* Begin RECORDS PROVIDED *

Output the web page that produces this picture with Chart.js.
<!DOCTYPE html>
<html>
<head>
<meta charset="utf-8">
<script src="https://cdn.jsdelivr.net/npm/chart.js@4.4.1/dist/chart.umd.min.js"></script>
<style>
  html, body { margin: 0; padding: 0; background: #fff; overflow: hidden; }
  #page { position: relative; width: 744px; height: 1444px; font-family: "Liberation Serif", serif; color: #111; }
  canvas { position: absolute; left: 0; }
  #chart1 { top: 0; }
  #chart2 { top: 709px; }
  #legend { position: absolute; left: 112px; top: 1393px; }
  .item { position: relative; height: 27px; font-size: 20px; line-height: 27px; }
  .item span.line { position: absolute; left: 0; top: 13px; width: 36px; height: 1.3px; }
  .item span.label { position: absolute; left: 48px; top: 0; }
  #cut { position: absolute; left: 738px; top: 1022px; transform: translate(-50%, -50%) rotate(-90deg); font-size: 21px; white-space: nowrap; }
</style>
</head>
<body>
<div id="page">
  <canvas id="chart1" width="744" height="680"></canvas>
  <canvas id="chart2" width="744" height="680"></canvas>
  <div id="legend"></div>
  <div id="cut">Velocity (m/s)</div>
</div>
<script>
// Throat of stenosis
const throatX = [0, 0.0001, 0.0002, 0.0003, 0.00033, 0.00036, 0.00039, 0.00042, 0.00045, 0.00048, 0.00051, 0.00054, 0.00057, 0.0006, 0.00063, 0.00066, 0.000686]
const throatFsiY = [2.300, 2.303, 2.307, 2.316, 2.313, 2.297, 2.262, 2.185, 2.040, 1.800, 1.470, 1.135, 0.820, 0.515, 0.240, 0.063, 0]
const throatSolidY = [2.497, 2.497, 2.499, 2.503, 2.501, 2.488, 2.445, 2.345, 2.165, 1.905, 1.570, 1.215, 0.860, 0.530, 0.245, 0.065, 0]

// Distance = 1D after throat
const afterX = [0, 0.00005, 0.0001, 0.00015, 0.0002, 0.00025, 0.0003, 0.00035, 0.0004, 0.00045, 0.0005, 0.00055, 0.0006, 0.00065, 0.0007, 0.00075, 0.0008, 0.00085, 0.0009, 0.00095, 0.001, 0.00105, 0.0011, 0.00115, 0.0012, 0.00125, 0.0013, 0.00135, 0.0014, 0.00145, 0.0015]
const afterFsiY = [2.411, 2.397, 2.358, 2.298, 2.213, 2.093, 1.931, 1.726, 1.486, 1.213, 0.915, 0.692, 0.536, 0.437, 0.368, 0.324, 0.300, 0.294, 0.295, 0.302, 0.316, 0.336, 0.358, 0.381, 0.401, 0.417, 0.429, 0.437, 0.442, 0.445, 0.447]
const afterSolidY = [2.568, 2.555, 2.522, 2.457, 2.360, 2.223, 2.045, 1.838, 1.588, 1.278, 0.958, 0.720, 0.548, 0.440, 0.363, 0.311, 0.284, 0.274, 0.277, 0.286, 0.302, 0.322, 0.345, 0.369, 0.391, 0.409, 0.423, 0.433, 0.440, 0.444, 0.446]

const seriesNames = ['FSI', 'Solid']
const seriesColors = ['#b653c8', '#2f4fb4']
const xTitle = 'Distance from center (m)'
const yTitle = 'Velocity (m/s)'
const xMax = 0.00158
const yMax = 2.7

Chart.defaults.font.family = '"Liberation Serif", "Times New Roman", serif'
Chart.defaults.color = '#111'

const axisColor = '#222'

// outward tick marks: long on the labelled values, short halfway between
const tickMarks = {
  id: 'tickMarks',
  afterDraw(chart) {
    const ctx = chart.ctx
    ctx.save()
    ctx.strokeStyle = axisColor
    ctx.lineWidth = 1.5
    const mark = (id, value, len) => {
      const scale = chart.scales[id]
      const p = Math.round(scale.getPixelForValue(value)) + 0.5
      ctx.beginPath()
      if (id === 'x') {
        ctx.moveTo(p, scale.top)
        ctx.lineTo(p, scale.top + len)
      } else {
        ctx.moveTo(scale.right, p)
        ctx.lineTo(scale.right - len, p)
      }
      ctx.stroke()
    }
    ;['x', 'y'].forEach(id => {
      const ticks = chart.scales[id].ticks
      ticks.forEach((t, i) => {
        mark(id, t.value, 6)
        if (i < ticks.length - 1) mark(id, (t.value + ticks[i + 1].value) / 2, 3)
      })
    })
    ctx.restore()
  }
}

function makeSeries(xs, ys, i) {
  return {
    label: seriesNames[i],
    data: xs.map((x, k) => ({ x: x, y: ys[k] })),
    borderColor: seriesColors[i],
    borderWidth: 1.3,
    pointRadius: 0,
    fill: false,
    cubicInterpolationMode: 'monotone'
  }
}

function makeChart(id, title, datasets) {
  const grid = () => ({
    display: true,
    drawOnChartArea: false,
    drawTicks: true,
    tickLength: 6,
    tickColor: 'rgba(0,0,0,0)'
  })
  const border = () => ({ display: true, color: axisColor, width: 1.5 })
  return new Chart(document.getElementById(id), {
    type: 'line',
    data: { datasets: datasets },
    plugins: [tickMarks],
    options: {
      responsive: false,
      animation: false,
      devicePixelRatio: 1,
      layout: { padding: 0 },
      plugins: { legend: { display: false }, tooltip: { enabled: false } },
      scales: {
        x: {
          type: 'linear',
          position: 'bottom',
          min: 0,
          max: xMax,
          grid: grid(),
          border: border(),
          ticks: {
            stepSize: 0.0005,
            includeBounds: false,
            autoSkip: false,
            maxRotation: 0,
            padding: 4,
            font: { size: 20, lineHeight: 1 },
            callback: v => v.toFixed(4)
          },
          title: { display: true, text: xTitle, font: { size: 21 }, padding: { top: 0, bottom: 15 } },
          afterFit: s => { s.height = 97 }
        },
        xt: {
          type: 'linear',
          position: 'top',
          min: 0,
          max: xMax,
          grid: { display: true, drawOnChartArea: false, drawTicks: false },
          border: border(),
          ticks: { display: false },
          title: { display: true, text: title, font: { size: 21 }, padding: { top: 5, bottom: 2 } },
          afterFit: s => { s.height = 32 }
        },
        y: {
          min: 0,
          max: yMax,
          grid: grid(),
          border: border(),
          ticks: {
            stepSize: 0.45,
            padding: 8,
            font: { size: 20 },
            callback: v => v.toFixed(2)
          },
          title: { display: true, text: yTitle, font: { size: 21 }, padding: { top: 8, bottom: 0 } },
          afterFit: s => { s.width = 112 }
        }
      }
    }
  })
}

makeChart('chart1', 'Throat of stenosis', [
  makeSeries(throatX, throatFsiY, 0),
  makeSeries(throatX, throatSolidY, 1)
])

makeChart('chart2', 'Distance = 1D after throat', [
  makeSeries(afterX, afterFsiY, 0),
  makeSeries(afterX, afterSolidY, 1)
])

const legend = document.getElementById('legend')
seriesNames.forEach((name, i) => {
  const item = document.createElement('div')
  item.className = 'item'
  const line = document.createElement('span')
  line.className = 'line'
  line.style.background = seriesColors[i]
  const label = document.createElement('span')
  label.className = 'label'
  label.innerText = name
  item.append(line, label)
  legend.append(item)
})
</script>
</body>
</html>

* End RECORDS PROVIDED *
* Begin RECORDS PROVIDED *

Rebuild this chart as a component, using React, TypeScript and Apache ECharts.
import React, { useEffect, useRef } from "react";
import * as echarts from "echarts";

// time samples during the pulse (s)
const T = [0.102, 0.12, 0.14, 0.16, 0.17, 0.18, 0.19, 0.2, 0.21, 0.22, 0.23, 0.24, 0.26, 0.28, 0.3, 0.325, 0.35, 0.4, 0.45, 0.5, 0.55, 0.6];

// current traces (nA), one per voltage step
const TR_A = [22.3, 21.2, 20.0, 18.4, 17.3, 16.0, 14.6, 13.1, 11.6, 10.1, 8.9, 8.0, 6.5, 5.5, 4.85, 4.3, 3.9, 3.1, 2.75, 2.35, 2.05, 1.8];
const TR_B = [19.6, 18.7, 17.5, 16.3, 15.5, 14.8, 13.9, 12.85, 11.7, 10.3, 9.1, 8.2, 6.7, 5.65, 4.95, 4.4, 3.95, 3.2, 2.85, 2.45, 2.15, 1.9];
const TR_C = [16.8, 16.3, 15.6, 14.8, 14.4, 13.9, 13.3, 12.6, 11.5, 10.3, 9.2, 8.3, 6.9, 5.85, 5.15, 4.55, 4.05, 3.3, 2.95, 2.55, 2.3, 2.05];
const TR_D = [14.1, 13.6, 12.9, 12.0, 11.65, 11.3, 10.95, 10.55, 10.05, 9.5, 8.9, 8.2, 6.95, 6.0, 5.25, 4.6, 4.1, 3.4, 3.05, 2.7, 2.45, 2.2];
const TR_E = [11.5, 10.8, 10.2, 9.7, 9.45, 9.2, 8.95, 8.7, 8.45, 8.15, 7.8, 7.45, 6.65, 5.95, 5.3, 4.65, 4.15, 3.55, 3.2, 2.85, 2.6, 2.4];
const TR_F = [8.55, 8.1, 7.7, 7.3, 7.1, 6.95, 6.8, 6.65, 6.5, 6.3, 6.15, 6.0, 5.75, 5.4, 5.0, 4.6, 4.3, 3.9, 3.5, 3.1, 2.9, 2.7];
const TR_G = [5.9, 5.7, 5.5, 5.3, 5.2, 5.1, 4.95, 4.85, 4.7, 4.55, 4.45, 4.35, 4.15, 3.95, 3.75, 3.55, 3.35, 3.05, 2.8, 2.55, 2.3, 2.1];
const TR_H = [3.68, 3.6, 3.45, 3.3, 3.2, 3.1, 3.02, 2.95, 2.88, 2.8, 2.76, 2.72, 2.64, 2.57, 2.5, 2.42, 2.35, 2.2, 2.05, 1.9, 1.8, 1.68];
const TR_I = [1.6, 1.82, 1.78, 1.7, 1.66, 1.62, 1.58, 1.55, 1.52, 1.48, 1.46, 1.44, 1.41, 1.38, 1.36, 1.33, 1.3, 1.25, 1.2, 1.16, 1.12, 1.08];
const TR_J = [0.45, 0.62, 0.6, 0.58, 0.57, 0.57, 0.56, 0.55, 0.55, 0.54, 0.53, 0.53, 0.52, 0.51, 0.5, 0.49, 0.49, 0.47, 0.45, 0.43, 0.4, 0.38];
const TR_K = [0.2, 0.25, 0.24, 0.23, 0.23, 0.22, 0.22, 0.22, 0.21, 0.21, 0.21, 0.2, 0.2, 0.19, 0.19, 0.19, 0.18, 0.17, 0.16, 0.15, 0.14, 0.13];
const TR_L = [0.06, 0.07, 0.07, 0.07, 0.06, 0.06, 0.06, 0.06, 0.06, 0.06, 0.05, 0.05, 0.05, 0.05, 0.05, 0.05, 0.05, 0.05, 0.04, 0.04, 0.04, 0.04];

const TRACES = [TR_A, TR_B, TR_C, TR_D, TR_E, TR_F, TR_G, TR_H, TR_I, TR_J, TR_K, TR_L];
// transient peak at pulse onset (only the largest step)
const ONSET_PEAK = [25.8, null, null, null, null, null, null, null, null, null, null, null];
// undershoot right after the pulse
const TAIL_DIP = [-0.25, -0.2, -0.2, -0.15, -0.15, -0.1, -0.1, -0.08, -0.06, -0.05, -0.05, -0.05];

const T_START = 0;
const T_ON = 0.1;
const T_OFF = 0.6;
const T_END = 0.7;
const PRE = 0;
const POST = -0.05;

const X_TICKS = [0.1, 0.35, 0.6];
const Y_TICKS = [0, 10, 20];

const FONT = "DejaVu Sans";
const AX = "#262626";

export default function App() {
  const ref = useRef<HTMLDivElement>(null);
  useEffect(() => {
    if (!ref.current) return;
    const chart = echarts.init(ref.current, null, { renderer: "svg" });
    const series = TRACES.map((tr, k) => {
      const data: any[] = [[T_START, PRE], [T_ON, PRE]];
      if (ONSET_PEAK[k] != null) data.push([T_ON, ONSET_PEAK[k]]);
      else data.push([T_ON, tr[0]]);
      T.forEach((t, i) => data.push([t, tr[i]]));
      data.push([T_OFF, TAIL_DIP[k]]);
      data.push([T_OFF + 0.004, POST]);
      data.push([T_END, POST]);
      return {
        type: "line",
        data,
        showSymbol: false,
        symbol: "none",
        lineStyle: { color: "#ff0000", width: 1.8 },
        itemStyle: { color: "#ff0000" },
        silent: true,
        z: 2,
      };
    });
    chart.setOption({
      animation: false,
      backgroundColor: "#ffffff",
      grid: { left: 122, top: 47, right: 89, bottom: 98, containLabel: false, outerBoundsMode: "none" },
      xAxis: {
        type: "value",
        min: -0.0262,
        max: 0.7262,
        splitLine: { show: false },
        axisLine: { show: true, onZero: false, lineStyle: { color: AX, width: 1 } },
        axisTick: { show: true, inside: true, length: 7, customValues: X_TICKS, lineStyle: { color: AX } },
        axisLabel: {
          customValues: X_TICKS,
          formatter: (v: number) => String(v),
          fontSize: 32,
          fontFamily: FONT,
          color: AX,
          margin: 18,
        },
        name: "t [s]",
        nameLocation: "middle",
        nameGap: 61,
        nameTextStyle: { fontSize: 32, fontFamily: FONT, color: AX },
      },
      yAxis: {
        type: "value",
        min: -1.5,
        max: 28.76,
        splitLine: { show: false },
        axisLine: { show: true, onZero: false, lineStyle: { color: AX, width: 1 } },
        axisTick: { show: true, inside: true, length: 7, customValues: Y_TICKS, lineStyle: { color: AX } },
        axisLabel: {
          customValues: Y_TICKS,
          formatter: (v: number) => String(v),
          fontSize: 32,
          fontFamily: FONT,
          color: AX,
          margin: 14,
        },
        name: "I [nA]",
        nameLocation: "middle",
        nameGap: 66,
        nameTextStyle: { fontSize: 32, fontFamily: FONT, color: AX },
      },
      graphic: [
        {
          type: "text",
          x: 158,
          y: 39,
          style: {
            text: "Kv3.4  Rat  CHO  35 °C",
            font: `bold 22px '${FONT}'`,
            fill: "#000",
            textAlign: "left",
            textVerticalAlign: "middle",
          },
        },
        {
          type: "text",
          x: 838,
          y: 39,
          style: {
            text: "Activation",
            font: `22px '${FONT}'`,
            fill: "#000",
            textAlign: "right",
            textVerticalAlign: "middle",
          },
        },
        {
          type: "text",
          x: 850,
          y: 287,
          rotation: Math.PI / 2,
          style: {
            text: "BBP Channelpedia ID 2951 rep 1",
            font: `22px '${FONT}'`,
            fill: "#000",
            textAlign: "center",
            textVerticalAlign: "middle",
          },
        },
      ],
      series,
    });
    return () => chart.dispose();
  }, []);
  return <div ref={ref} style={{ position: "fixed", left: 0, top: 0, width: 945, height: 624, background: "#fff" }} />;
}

* End RECORDS PROVIDED *
* Begin RECORDS PROVIDED *

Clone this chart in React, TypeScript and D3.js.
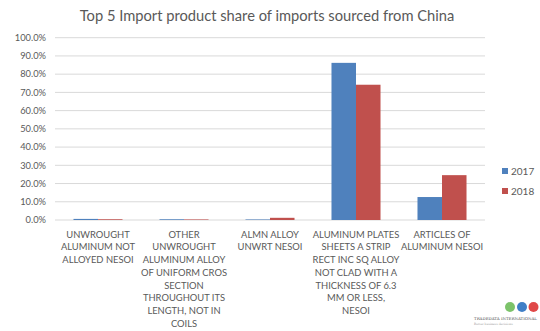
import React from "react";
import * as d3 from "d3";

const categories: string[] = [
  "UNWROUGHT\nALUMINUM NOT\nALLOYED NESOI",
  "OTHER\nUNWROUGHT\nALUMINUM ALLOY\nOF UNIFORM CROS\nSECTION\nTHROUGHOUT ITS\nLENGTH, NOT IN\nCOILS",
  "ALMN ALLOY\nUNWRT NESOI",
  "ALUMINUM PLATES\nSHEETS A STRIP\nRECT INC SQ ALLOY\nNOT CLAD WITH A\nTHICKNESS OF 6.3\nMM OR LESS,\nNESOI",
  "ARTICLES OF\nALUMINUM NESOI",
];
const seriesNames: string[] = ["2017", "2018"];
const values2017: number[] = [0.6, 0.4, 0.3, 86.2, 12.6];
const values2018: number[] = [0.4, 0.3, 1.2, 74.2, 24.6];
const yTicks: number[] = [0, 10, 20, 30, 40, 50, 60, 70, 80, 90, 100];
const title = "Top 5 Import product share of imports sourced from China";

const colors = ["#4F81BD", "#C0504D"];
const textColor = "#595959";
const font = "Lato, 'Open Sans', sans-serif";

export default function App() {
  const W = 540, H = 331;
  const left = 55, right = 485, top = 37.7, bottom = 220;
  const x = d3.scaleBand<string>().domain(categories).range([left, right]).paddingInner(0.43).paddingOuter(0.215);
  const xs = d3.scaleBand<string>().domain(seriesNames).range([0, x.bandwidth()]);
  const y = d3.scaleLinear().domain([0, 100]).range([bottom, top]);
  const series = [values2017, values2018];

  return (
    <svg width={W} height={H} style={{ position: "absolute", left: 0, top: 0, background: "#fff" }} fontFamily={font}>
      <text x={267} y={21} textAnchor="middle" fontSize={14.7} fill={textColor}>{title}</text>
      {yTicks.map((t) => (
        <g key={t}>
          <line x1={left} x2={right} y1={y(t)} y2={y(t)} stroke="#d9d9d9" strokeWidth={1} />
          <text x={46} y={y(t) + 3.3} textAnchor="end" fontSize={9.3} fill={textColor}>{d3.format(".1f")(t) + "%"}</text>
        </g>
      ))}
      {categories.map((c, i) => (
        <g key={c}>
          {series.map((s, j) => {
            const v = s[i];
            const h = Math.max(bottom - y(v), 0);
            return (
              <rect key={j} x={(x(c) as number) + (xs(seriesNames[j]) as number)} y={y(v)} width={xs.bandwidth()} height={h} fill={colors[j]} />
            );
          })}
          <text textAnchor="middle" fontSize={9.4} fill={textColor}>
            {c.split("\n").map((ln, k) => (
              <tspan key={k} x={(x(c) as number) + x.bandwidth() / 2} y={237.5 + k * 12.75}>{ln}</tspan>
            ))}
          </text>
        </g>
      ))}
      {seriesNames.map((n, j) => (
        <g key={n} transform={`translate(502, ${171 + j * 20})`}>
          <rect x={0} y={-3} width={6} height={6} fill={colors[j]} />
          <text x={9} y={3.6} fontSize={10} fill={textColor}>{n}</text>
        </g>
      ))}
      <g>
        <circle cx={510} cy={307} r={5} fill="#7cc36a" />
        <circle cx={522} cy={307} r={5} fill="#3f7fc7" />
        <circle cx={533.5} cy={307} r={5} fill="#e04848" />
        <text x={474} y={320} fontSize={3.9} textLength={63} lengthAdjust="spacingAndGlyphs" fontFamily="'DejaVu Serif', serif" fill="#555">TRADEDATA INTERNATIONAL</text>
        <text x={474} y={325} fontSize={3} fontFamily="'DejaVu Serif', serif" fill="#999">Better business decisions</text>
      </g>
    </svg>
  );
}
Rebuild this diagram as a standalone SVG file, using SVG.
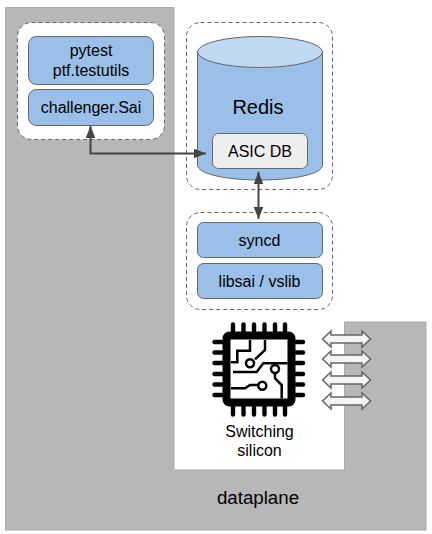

* End RECORDS PROVIDED *

_YOUR TASK_: Pictures should be left out. Retype only the run of lines from the line containing "Clone this chart" to the line containing "const series = [values2017, values2018];", inclusive.

_SOLUTION TO THIS PROBLEM_:
Clone this chart in React, TypeScript and D3.js.
import React from "react";
import * as d3 from "d3";

const categories: string[] = [
  "UNWROUGHT\nALUMINUM NOT\nALLOYED NESOI",
  "OTHER\nUNWROUGHT\nALUMINUM ALLOY\nOF UNIFORM CROS\nSECTION\nTHROUGHOUT ITS\nLENGTH, NOT IN\nCOILS",
  "ALMN ALLOY\nUNWRT NESOI",
  "ALUMINUM PLATES\nSHEETS A STRIP\nRECT INC SQ ALLOY\nNOT CLAD WITH A\nTHICKNESS OF 6.3\nMM OR LESS,\nNESOI",
  "ARTICLES OF\nALUMINUM NESOI",
];
const seriesNames: string[] = ["2017", "2018"];
const values2017: number[] = [0.6, 0.4, 0.3, 86.2, 12.6];
const values2018: number[] = [0.4, 0.3, 1.2, 74.2, 24.6];
const yTicks: number[] = [0, 10, 20, 30, 40, 50, 60, 70, 80, 90, 100];
const title = "Top 5 Import product share of imports sourced from China";

const colors = ["#4F81BD", "#C0504D"];
const textColor = "#595959";
const font = "Lato, 'Open Sans', sans-serif";

export default function App() {
  const W = 540, H = 331;
  const left = 55, right = 485, top = 37.7, bottom = 220;
  const x = d3.scaleBand<string>().domain(categories).range([left, right]).paddingInner(0.43).paddingOuter(0.215);
  const xs = d3.scaleBand<string>().domain(seriesNames).range([0, x.bandwidth()]);
  const y = d3.scaleLinear().domain([0, 100]).range([bottom, top]);
  const series = [values2017, values2018];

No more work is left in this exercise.